● **Short exercise**
Answer with a single number: how many lines in the listing below include "matplotlib"?

● **Information provided**
▬▬▬▬▬▬

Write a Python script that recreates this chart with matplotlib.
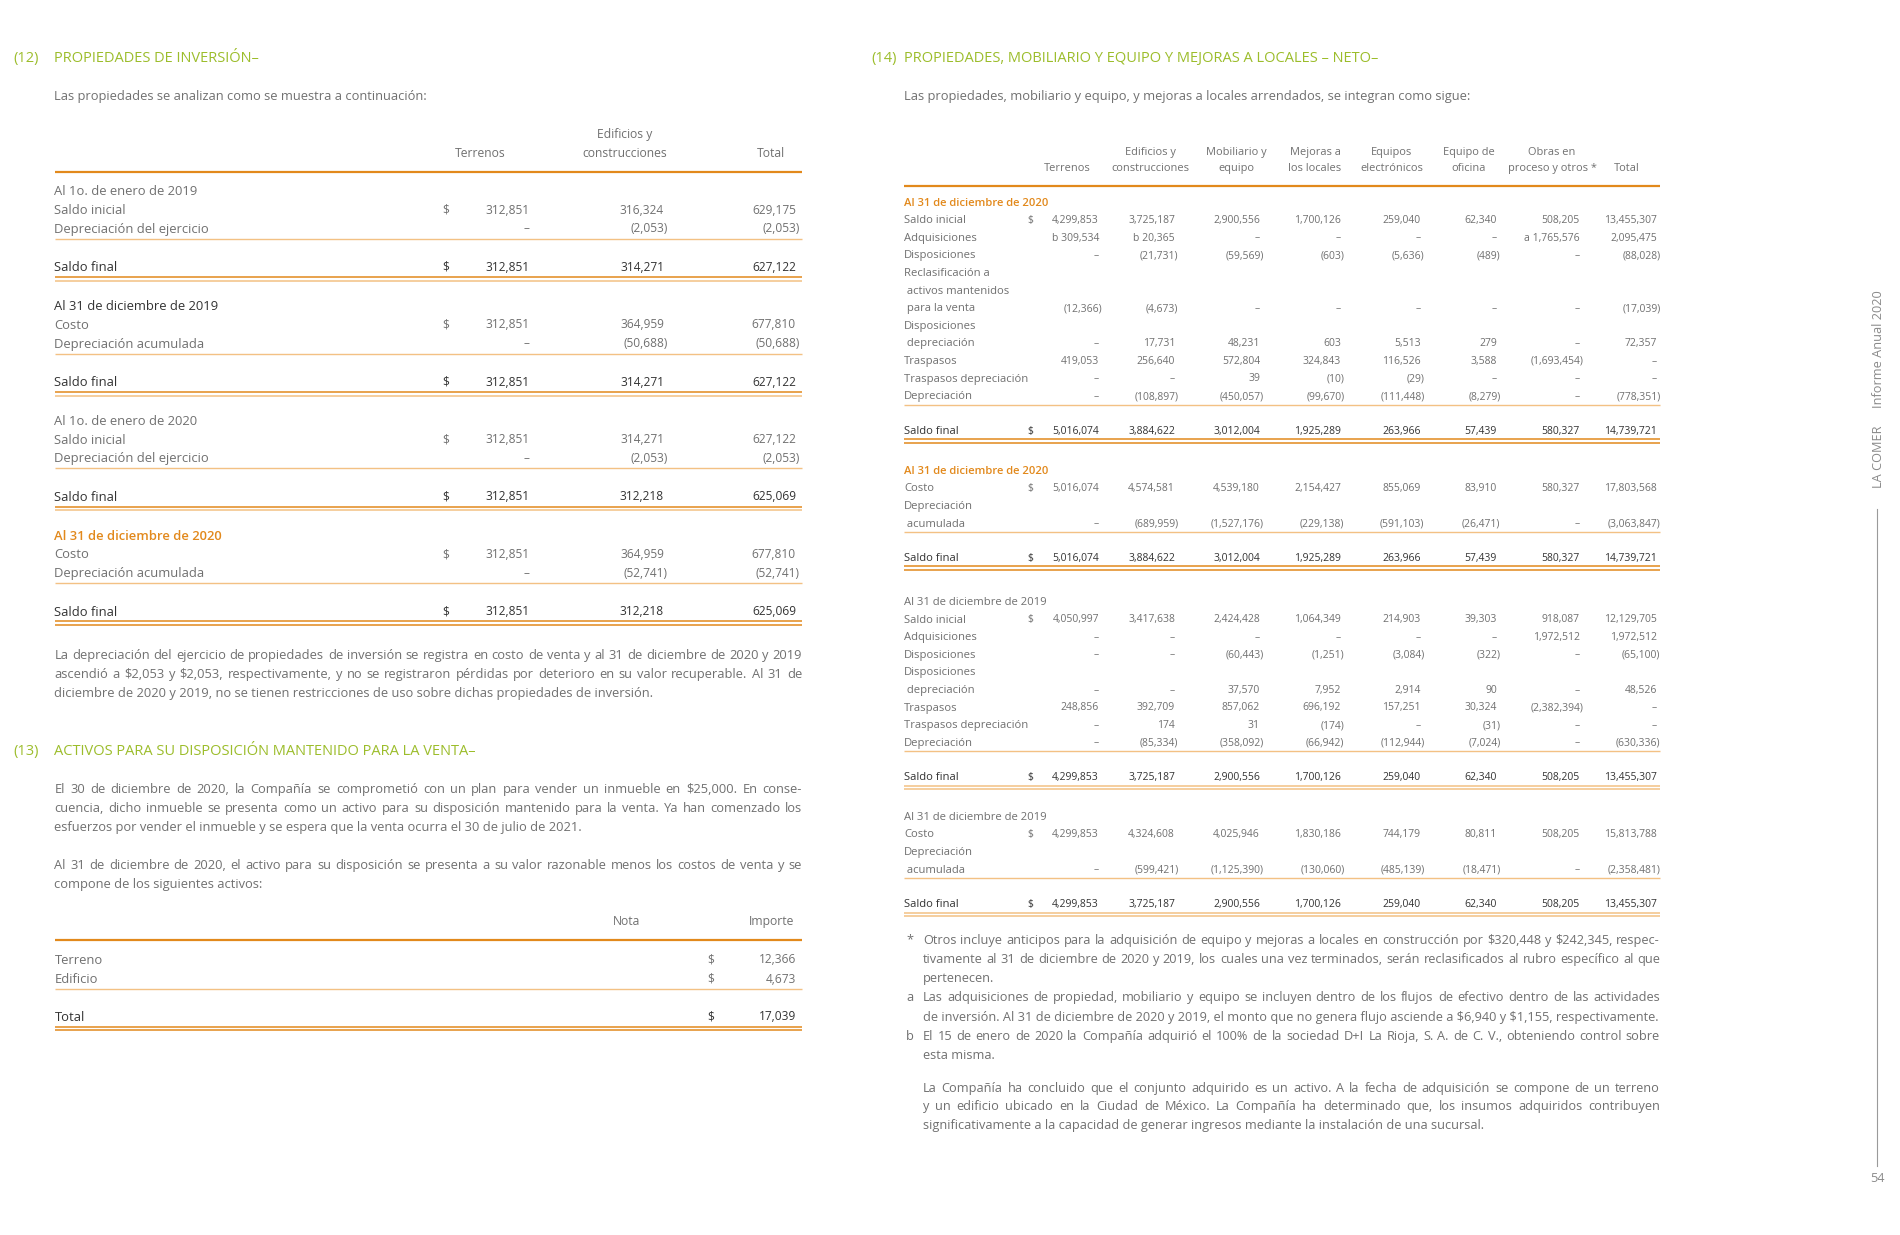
import matplotlib.pyplot as plt

# ---- data -------------------------------------------------------------
# (12) propiedades de inversion
cols12 = ["Terrenos", "Edificios y\nconstrucciones", "Total"]
blocks12 = [
    ("Al 1o. de enero de 2019", "plain",
     [("Saldo inicial", [312851, 316324, 629175]),
      ("Depreciación del ejercicio", [None, -2053, -2053])],
     [312851, 314271, 627122]),
    ("Al 31 de diciembre de 2019", "dark",
     [("Costo", [312851, 364959, 677810]),
      ("Depreciación acumulada", [None, -50688, -50688])],
     [312851, 314271, 627122]),
    ("Al 1o. de enero de 2020", "plain",
     [("Saldo inicial", [312851, 314271, 627122]),
      ("Depreciación del ejercicio", [None, -2053, -2053])],
     [312851, 312218, 625069]),
    ("Al 31 de diciembre de 2020", "orange",
     [("Costo", [312851, 364959, 677810]),
      ("Depreciación acumulada", [None, -52741, -52741])],
     [312851, 312218, 625069]),
]

# (13) activos mantenidos para la venta
items13 = ["Terreno", "Edificio"]
values13 = [12366, 4673]
total13 = 17039

# (14) propiedades, mobiliario y equipo
cols14 = ["Terrenos", "Edificios y\nconstrucciones", "Mobiliario y\nequipo",
          "Mejoras a\nlos locales", "Equipos\nelectrónicos", "Equipo de\noficina",
          "Obras en\nproceso y otros *", "Total"]
mov2020 = [
    ("Saldo inicial", [4299853, 3725187, 2900556, 1700126, 259040, 62340, 508205, 13455307]),
    ("Adquisiciones", [("b", 309534), ("b", 20365), None, None, None, None, ("a", 1765576), 2095475]),
    ("Disposiciones", [None, -21731, -59569, -603, -5636, -489, None, -88028]),
    ("Reclasificación a\n activos mantenidos\n para la venta", [-12366, -4673, None, None, None, None, None, -17039]),
    ("Disposiciones\n depreciación", [None, 17731, 48231, 603, 5513, 279, None, 72357]),
    ("Traspasos", [419053, 256640, 572804, 324843, 116526, 3588, -1693454, None]),
    ("Traspasos depreciación", [None, None, 39, -10, -29, None, None, None]),
    ("Depreciación", [None, -108897, -450057, -99670, -111448, -8279, None, -778351]),
]
fin2020 = [5016074, 3884622, 3012004, 1925289, 263966, 57439, 580327, 14739721]
bal2020 = [
    ("Costo", [5016074, 4574581, 4539180, 2154427, 855069, 83910, 580327, 17803568]),
    ("Depreciación\n acumulada", [None, -689959, -1527176, -229138, -591103, -26471, None, -3063847]),
]
mov2019 = [
    ("Saldo inicial", [4050997, 3417638, 2424428, 1064349, 214903, 39303, 918087, 12129705]),
    ("Adquisiciones", [None, None, None, None, None, None, 1972512, 1972512]),
    ("Disposiciones", [None, None, -60443, -1251, -3084, -322, None, -65100]),
    ("Disposiciones\n depreciación", [None, None, 37570, 7952, 2914, 90, None, 48526]),
    ("Traspasos", [248856, 392709, 857062, 696192, 157251, 30324, -2382394, None]),
    ("Traspasos depreciación", [None, 174, 31, -174, None, -31, None, None]),
    ("Depreciación", [None, -85334, -358092, -66942, -112944, -7024, None, -630336]),
]
fin2019 = [4299853, 3725187, 2900556, 1700126, 259040, 62340, 508205, 13455307]
bal2019 = [
    ("Costo", [4299853, 4324608, 4025946, 1830186, 744179, 80811, 508205, 15813788]),
    ("Depreciación\n acumulada", [None, -599421, -1125390, -130060, -485139, -18471, None, -2358481]),
]

par12 = ["La depreciación del ejercicio de propiedades de inversión se registra en costo de venta y al 31 de diciembre de 2020 y 2019",
         "ascendió a $2,053 y $2,053, respectivamente, y no se registraron pérdidas por deterioro en su valor recuperable. Al 31 de",
         "diciembre de 2020 y 2019, no se tienen restricciones de uso sobre dichas propiedades de inversión."]
par13a = ["El 30 de diciembre de 2020, la Compañía se comprometió con un plan para vender un inmueble en $25,000. En conse-",
          "cuencia, dicho inmueble se presenta como un activo para su disposición mantenido para la venta. Ya han comenzado los",
          "esfuerzos por vender el inmueble y se espera que la venta ocurra el 30 de julio de 2021."]
par13b = ["Al 31 de diciembre de 2020, el activo para su disposición se presenta a su valor razonable menos los costos de venta y se",
          "compone de los siguientes activos:"]
notes14 = [
    ("*", ["Otros incluye anticipos para la adquisición de equipo y mejoras a locales en construcción por $320,448 y $242,345, respec-",
           "tivamente al 31 de diciembre de 2020 y 2019, los cuales una vez terminados, serán reclasificados al rubro específico al que",
           "pertenecen."]),
    ("a", ["Las adquisiciones de propiedad, mobiliario y equipo se incluyen dentro de los flujos de efectivo dentro de las actividades",
           "de inversión. Al 31 de diciembre de 2020 y 2019, el monto que no genera flujo asciende a $6,940 y $1,155, respectivamente."]),
    ("b", ["El 15 de enero de 2020 la Compañía adquirió el 100% de la sociedad D+I La Rioja, S. A. de C. V., obteniendo control sobre",
           "esta misma."]),
]
par14 = ["La Compañía ha concluido que el conjunto adquirido es un activo. A la fecha de adquisición se compone de un terreno",
         "y un edificio ubicado en la Ciudad de México. La Compañía ha determinado que, los insumos adquiridos contribuyen",
         "significativamente a la capacidad de generar ingresos mediante la instalación de una sucursal."]

# ---- styles -----------------------------------------------------------
GREEN = '#9cbd2b'
ORANGE = '#e2891c'
LIGHT = '#f3c184'
GRAY = '#707070'
DARK = '#333333'
SIDE = '#8a8a8a'

plt.rcParams['font.family'] = ['Open Sans', 'DejaVu Sans']

fig = plt.figure(figsize=(19, 12.35), dpi=100)
ax = fig.add_axes([0, 0, 1, 1])
ax.set_xlim(0, 1900)
ax.set_ylim(1235, 0)
ax.axis('off')
renderer = fig.canvas.get_renderer()


def txt(x, y, s, size=9, color=GRAY, ha='left', weight='normal', **kw):
    # y is the visual middle of the lowercase letters -> put the baseline below it
    base = y + 0.28 * size * 100 / 72
    return ax.text(x, base, s, fontsize=size, color=color, ha=ha, va='baseline',
                   fontweight=weight, parse_math=False, **kw)


def hline(x0, x1, y, color=ORANGE, lw=1.0):
    ax.plot([x0, x1], [y, y], color=color, lw=lw, solid_capstyle='butt')


def fmt(v):
    if v is None:
        return '–'
    if isinstance(v, tuple):
        return v[0] + ' ' + fmt(v[1])
    if v < 0:
        return '(' + format(-v, ',') + ')'
    return format(v, ',')


def num(x, y, v, size, color, weight='normal', paren=4):
    s = fmt(v)
    if s.startswith('('):
        x = x + paren
    txt(x, y, s, size=size, color=color, ha='right', weight=weight)


def paragraph(x0, x1, y, lines, step, size=9.3, color=GRAY):
    for i, line in enumerate(lines):
        yy = y + i * step
        words = line.split(' ')
        if i == len(lines) - 1 or len(words) == 1:
            txt(x0, yy, line, size=size, color=color)
            continue
        objs = [txt(0, yy, w, size=size, color=color) for w in words]
        widths = [o.get_window_extent(renderer).width for o in objs]
        gap = (x1 - x0 - sum(widths)) / (len(words) - 1)
        x = x0
        for o, w in zip(objs, widths):
            o.set_x(x)
            x += w + gap


# ---- section 12 -------------------------------------------------------
L0, L1 = 54.5, 802
LAB = 9.4
NUM = 8.6
HEAD = 10.5
txt(13, 58, '(12)', size=HEAD, color=GREEN)
txt(L0, 58, 'PROPIEDADES DE INVERSIÓN–', size=HEAD, color=GREEN)
txt(L0, 96, 'Las propiedades se analizan como se muestra a continuación:', size=9.3)

xs12 = [529.5, 664, 796]
hx12 = [480, 625, 771]
for h, x in zip(cols12, hx12):
    parts = h.split('\n')
    for k, p in enumerate(reversed(parts)):
        txt(x, 154 - k * 19.5, p, size=8.7, ha='center')
hline(L0, L1, 172, ORANGE, 1.6)

STEP12 = 18.8
y = 172 + 19.5
for head, kind, rows, final in blocks12:
    hc = {'plain': GRAY, 'dark': DARK, 'orange': ORANGE}[kind]
    hw = 'semibold' if kind == 'orange' else 'normal'
    txt(L0, y, head, size=LAB, color=hc, weight=hw)
    for i, (lab, vals) in enumerate(rows):
        y += STEP12
        txt(L0, y, lab, size=LAB)
        if i == 0:
            txt(446, y, '$', size=NUM, ha='center')
        for x, v in zip(xs12, vals):
            num(x, y, v, NUM, GRAY)
    hline(L0, L1, y + 9.7, LIGHT, 1.0)
    y += 38.4
    txt(L0, y, 'Saldo final', size=LAB, color=DARK)
    txt(446, y, '$', size=NUM, color=DARK, ha='center')
    for x, v in zip(xs12, final):
        num(x, y, v, NUM, DARK)
    hline(L0, L1, y + 9.5, ORANGE, 1.1)
    hline(L0, L1, y + 13.3, LIGHT if kind != 'orange' else ORANGE, 1.1)
    y += 38.8

paragraph(L0, L1, 655.5, par12, 18.8)

# ---- section 13 -------------------------------------------------------
txt(13, 751, '(13)', size=HEAD, color=GREEN)
txt(L0, 751, 'ACTIVOS PARA SU DISPOSICIÓN MANTENIDO PARA LA VENTA–', size=HEAD, color=GREEN)
paragraph(L0, L1, 789, par13a, 19.2)
paragraph(L0, L1, 865.5, par13b, 19.2)

txt(626.5, 922, 'Nota', size=8.7, ha='center')
txt(794, 922, 'Importe', size=8.7, ha='right')
hline(L0, L1, 940, ORANGE, 1.6)
y = 960
for lab, v in zip(items13, values13):
    txt(L0, y, lab, size=LAB)
    txt(711, y, '$', size=NUM, ha='center')
    num(796, y, v, NUM, GRAY)
    y += 19.2
hline(L0, L1, y - 9.5, LIGHT, 1.0)
y += 18.6
txt(L0, y, 'Total', size=LAB, color=DARK)
txt(711, y, '$', size=NUM, color=DARK, ha='center')
num(796, y, total13, NUM, DARK)
hline(L0, L1, y + 9.5, ORANGE, 1.1)
hline(L0, L1, y + 13.3, ORANGE, 1.1)

# ---- section 14 -------------------------------------------------------
R0, R1 = 904, 1660
txt(871, 58, '(14)', size=HEAD, color=GREEN)
txt(R0, 58, 'PROPIEDADES, MOBILIARIO Y EQUIPO Y MEJORAS A LOCALES – NETO–', size=HEAD, color=GREEN)
txt(R0, 96, 'Las propiedades, mobiliario y equipo, y mejoras a locales arrendados, se integran como sigue:', size=9.3)

xs14 = [1099, 1175, 1260, 1341, 1421, 1497, 1580, 1657]
hx14 = [1067.5, 1150, 1236, 1315, 1392, 1468.5, 1552, 1627]
for h, x in zip(cols14, hx14):
    parts = h.split('\n')
    for k, p in enumerate(reversed(parts)):
        txt(x, 167.5 - k * 15.8, p, size=7.9, ha='center')
hline(R0, R1, 185.5, ORANGE, 1.6)

STEP14 = 17.6
SZ = 8.1
SZN = 7.5
DOLLAR = 1030


def block14(y, head, hcolor, hweight, rows, final, dbl):
    txt(R0, y, head, size=SZ, color=hcolor, weight=hweight)
    for i, (lab, vals) in enumerate(rows):
        parts = lab.split('\n')
        for p in parts:
            y += STEP14
            txt(R0, y, p, size=SZ)
        if i == 0:
            txt(DOLLAR, y, '$', size=SZN, ha='center')
        for x, v in zip(xs14, vals):
            num(x, y, v, SZN, GRAY, paren=3.5)
    hline(R0, R1, y + 8.5, LIGHT, 1.0)
    y += 34.5
    txt(R0, y, 'Saldo final', size=SZ, color=DARK)
    txt(DOLLAR, y, '$', size=SZN, color=DARK, ha='center')
    for x, v in zip(xs14, final):
        num(x, y, v, SZN, DARK, paren=3.5)
    hline(R0, R1, y + 8.5, dbl[0], 1.1)
    hline(R0, R1, y + 12.2, dbl[1], 1.1)
    return y


y = block14(202.5, 'Al 31 de diciembre de 2020', ORANGE, 'semibold', mov2020, fin2020, (ORANGE, ORANGE))
y = block14(y + 40, 'Al 31 de diciembre de 2020', ORANGE, 'semibold', bal2020, fin2020, (ORANGE, ORANGE))
y = block14(y + 44, 'Al 31 de diciembre de 2019', GRAY, 'normal', mov2019, fin2019, (LIGHT, LIGHT))
y = block14(y + 39.5, 'Al 31 de diciembre de 2019', GRAY, 'normal', bal2019, fin2019, (LIGHT, LIGHT))

y = 940
for mark, lines in notes14:
    txt(906, y, mark, size=9.2)
    paragraph(923, R1, y, lines, 19.3, size=9.2)
    y += 19.3 * len(lines)
paragraph(923, R1, 1088, par14, 18.5, size=9.2)

# ---- side strip -------------------------------------------------------
ax.text(1879, 349, 'Informe Anual 2020', fontsize=9.2, color=SIDE, ha='center', va='center', rotation=90)
ax.text(1879, 457, 'LA COMER', fontsize=9.2, color=SIDE, ha='center', va='center', rotation=90)
ax.plot([1877, 1877], [509, 1166], color='#9a9a9a', lw=0.8)
ax.text(1877, 1178, '54', fontsize=9.2, color=SIDE, ha='center', va='center')

fig.savefig('out.png', dpi=100, facecolor='white')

▬▬▬▬▬▬

● **Exercise result**
2